I REALLY want to switch to Jelly Bean but before I do that, is anyone having major issues with apps and games not being compatible with 4.1? Such apps that I'm concerned about are google chrome, shazan, fandango, us bank, spirit, angry birds, etc.


----------



## blaineevans (Jul 11, 2011)

I haven't ran into any apps that aren't compatible other than Apex. However, I haven't tried any of the ones you've mentioned.

Sent from my Galaxy Nexus using Tapatalk 2


----------



## lostnuke (Jul 15, 2011)

Apex works fine for me. No problem with any other app either.

Sent from my Galaxy Nexus


----------



## Ianxcom (Jun 29, 2011)

Nandroid. Flash. Explore.

Sent from my Galaxy Nexus using Tapatalk 2


----------



## sergej931 (May 3, 2012)

blaineevans said:


> I haven't ran into any apps that aren't compatible other than Apex. However, I haven't tried any of the ones you've mentioned.
> 
> Sent from my Galaxy Nexus using Tapatalk 2


Apex was updated yesterday. So it's working now.
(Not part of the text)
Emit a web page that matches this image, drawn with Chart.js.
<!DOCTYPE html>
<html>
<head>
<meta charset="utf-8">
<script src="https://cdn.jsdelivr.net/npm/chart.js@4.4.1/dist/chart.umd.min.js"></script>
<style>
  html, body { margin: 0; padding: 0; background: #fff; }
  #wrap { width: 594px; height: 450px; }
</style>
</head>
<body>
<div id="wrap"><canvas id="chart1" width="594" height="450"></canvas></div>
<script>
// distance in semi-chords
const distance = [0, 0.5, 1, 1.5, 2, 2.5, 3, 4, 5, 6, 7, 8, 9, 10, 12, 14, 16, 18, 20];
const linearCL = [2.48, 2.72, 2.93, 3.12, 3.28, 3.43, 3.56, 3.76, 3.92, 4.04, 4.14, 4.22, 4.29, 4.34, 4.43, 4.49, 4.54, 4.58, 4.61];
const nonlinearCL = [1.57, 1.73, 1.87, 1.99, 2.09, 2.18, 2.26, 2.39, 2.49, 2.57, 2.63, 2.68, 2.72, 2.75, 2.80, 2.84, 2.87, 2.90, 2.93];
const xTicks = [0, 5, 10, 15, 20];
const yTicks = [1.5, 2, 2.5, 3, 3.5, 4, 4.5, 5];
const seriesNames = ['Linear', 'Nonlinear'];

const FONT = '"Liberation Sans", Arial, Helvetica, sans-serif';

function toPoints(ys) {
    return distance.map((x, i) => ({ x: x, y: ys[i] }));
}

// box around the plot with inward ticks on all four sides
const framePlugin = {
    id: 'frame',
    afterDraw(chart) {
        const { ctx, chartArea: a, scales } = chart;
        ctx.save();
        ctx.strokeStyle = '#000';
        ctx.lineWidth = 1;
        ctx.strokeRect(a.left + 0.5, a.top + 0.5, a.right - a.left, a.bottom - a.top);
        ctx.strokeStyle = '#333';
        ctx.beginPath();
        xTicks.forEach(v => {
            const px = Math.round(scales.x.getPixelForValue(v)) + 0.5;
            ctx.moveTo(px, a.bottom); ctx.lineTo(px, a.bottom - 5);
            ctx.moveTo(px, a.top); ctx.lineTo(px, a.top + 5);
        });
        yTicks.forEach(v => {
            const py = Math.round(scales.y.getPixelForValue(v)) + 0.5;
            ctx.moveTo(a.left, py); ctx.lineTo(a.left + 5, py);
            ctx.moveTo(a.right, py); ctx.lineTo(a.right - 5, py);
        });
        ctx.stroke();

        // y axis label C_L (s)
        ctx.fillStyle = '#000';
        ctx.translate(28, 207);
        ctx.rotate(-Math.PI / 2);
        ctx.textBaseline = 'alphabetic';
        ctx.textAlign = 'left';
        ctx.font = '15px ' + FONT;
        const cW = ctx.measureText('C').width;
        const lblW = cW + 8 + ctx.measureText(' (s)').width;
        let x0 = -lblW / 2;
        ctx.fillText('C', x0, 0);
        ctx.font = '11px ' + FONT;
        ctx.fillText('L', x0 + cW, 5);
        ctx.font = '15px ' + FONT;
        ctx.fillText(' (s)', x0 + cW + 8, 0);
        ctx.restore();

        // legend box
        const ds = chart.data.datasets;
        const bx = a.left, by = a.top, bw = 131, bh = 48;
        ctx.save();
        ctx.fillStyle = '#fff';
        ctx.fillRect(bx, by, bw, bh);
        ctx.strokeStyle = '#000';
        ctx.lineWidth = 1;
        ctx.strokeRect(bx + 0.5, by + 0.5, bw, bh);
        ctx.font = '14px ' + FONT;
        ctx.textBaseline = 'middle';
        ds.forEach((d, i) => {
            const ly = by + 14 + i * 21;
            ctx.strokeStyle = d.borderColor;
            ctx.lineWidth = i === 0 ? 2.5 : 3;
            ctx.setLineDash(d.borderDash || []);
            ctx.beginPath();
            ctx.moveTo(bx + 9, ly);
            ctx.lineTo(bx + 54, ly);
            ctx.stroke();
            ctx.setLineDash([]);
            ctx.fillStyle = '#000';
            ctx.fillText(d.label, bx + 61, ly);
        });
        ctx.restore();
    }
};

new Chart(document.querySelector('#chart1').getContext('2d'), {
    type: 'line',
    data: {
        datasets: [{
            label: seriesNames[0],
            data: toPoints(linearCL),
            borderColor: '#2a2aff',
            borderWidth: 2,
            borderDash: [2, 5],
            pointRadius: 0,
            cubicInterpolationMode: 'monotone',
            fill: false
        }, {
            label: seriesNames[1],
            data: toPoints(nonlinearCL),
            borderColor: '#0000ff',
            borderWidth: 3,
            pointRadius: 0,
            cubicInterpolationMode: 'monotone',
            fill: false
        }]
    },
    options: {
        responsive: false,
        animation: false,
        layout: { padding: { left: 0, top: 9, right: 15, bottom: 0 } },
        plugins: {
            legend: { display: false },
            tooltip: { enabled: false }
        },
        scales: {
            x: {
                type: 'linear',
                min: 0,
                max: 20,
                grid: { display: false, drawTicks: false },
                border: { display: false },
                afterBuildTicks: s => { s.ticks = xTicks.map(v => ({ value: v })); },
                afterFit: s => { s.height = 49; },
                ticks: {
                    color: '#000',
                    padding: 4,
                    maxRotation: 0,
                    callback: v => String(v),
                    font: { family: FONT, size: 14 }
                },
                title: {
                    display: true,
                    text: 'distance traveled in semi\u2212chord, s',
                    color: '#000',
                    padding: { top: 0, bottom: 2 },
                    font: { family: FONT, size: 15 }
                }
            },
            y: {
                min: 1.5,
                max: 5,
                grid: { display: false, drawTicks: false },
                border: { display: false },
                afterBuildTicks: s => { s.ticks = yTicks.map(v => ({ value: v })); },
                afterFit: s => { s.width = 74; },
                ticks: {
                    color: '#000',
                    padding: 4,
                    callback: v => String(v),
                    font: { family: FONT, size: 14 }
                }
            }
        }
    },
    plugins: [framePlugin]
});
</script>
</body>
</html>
I'm using JB since Day 1 and I never had any issues - except apex.


----------



## Smcdo123 (Jun 7, 2011)

sikknazty said:


> I REALLY want to switch to Jelly Bean but before I do that, is anyone having major issues with apps and games not being compatible with 4.1? Such apps that I'm concerned about are google chrome, shazan, fandango, us bank, spirit, angry birds, etc.


Why would you worrying about Google chrome not working lol. Thats like asking if you can Google on JB







.......haven't found any apps that don't work. Except apex which was updated so no worries

Sent from my Galaxy Nexus using RootzWiki


----------



## ERIFNOMI (Jun 30, 2011)

The only issue I have is with Light Flow but I sort of expected that to happen. The apps you mentioned don't need any special hardware access so if they work on ICS, they'll probably work on JB.


----------